Ninth Circuit Decision

In this case, Kimble held a patent on a glove that allows its wearer to shoot pressurized foam string from the palm, mimicking a gesture of the comic-book hero “Spider-Man.” (Patent No. 5,072,856). Kimble met with Marvel’s predecessor to discuss his glove invention, which was then covered by his pending patent application. When Marvel began manufacturing a similar toy called the “Web Blaster,” Kimble sued in 1997 for patent infringement and for breach of contract based on an alleged oral agreement to compensate him for any use of his ideas.

The district court granted summary judgment to Marvel on the patent-infringement claim, but a jury later found that Marvel had breached a contract with Kimble. Both parties appealed, but they settled while the appeals were pending. As part of the settlement, Marvel agreed to purchase the patent in exchange for a lump-sum payment and a running royalty on Marvel’s future sales of the product.
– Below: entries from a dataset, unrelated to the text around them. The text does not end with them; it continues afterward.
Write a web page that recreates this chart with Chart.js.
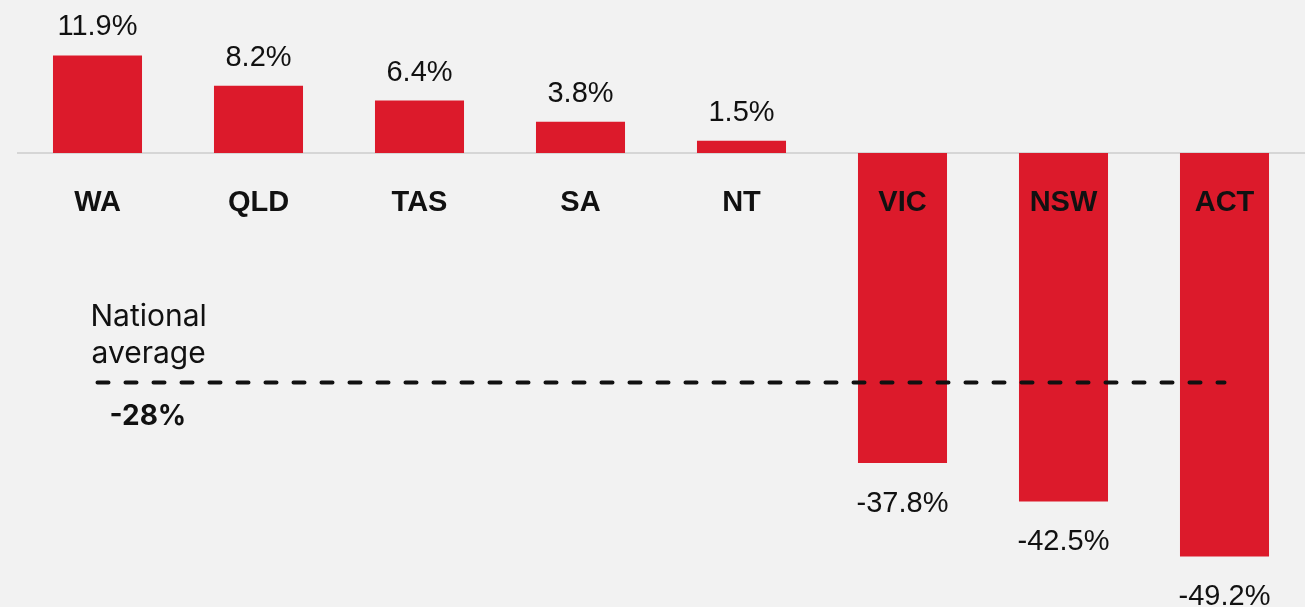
<!DOCTYPE html>
<html>
<head>
<meta charset="utf-8">
<script src="https://cdn.jsdelivr.net/npm/chart.js@4.4.1/dist/chart.umd.min.js"></script>
<style>
html,body{margin:0;padding:0;background:#f2f2f2;}
#wrap{width:1305px;height:607px;position:relative;}
</style>
</head>
<body>
<div id="wrap"><canvas id="c" width="1305" height="607"></canvas></div>
<script>
const categories = ['WA','QLD','TAS','SA','NT','VIC','NSW','ACT'];
const changeValues = [11.9, 8.2, 6.4, 3.8, 1.5, -37.8, -42.5, -49.2];
const nationalAverage = [-28, -28, -28, -28, -28, -28, -28, -28];
const valueLabels = ['11.9%','8.2%','6.4%','3.8%','1.5%','-37.8%','-42.5%','-49.2%'];
const averageLabel = ['National', 'average'];
const averageValueLabel = '-28%';

const RED = '#dc1a2b';

const customDraw = {
  id: 'customDraw',
  beforeDatasetsDraw(chart) {
    const ctx = chart.ctx, y = chart.scales.y, a = chart.chartArea;
    const y0 = y.getPixelForValue(0);
    ctx.save();
    ctx.strokeStyle = '#d6d6d6';
    ctx.lineWidth = 2;
    ctx.beginPath();
    ctx.moveTo(a.left, y0);
    ctx.lineTo(a.right, y0);
    ctx.stroke();
    ctx.restore();
  },
  afterDatasetsDraw(chart) {
    const ctx = chart.ctx, x = chart.scales.x, y = chart.scales.y;
    const y0 = y.getPixelForValue(0);
    const meta = chart.getDatasetMeta(1);
    ctx.save();
    ctx.textAlign = 'center';
    ctx.textBaseline = 'middle';
    // category labels
    ctx.font = 'bold 29px "Liberation Sans", Arial, sans-serif';
    ctx.fillStyle = '#111';
    categories.forEach((c, i) => {
      ctx.fillText(c, x.getPixelForValue(i), y0 + 50);
    });
    // value labels
    ctx.font = '29px "Liberation Sans", Arial, sans-serif';
    meta.data.forEach((bar, i) => {
      const v = changeValues[i];
      const yy = v >= 0 ? bar.y - 28 : bar.y + 41;
      ctx.fillText(valueLabels[i], bar.x, yy);
    });
    // national average annotation
    const yAvg = y.getPixelForValue(nationalAverage[0]);
    const xStart = x.getPixelForValue(0);
    ctx.textAlign = 'left';
    ctx.font = '30px Inter, "Noto Sans", sans-serif';
    ctx.fillText(averageLabel[0], xStart - 7, yAvg - 66);
    ctx.fillText(averageLabel[1], xStart - 6, yAvg - 29);
    ctx.font = 'bold 28px Inter, "Noto Sans", sans-serif';
    ctx.fillText(averageValueLabel, xStart + 12, yAvg + 34);
    ctx.restore();
  }
};

new Chart(document.getElementById('c'), {
  type: 'bar',
  data: {
    labels: categories,
    datasets: [
      {
        type: 'line',
        data: nationalAverage,
        borderColor: '#111',
        borderWidth: 4,
        borderCapStyle: 'round',
        borderDash: [11, 17],
        pointRadius: 0,
        fill: false,
        order: 0
      },
      {
        type: 'bar',
        data: changeValues,
        backgroundColor: RED,
        borderWidth: 0,
        categoryPercentage: 1,
        barPercentage: 0.553,
        order: 1
      }
    ]
  },
  options: {
    responsive: false,
    animation: false,
    devicePixelRatio: 1,
    layout: { padding: { left: 17, right: 0, top: 0, bottom: 0 } },
    plugins: { legend: { display: false }, tooltip: { enabled: false } },
    scales: {
      x: { display: false },
      y: { display: false, min: -55.37, max: 18.66 }
    }
  },
  plugins: [customDraw]
});
</script>
</body>
</html>
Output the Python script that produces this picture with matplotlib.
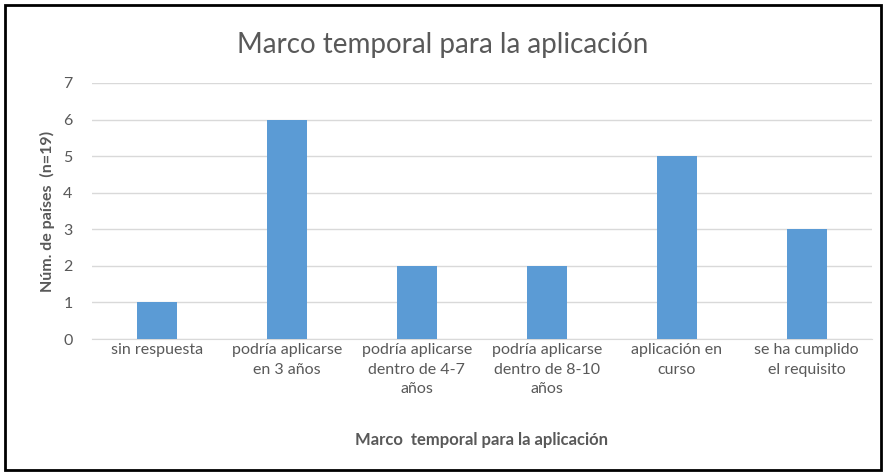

The settlement agreement had no expiration date, although the patent expired on May 25, 2010, and the parties read the contract as requiring Marvel to continue paying royalties for sales that occurred after the patent expired.

When a dispute under the settlement agreement arose, Kimble filed a new suit for breach of contract. Marvel removed the suit to federal district court and filed a declaratory judgment counterclaim under Brulotte. In a report and recommendation, the magistrate judge agreed with Marvel that, in light of Brulotte, Kimble is precluded from recovering royalties for post-expiration sales, and the district court adopted the magistrate judge’s report and recommendation.
The Ninth Circuit affirmed but acknowledged the criticism of Brulotte.

Solicitor General Brief

The Supreme Court invited an amicus brief from the Solicitor General, who advised the Court not to review this case. According to the brief, Brulotte is not rooted solely or even primarily in principles of “competition law,” but instead reflects the Court’s interpretation of the Patent Act and the policies of the federal patent laws. Those laws and policies promote the public’s unfettered access to patented inventions after the expiration of the patent term, the Solicitor General’s brief argued. It said that Kimble identified no serious practical harm that warrants overturning Brulotte, and that this case is not a suitable vehicle for that extraordinary step.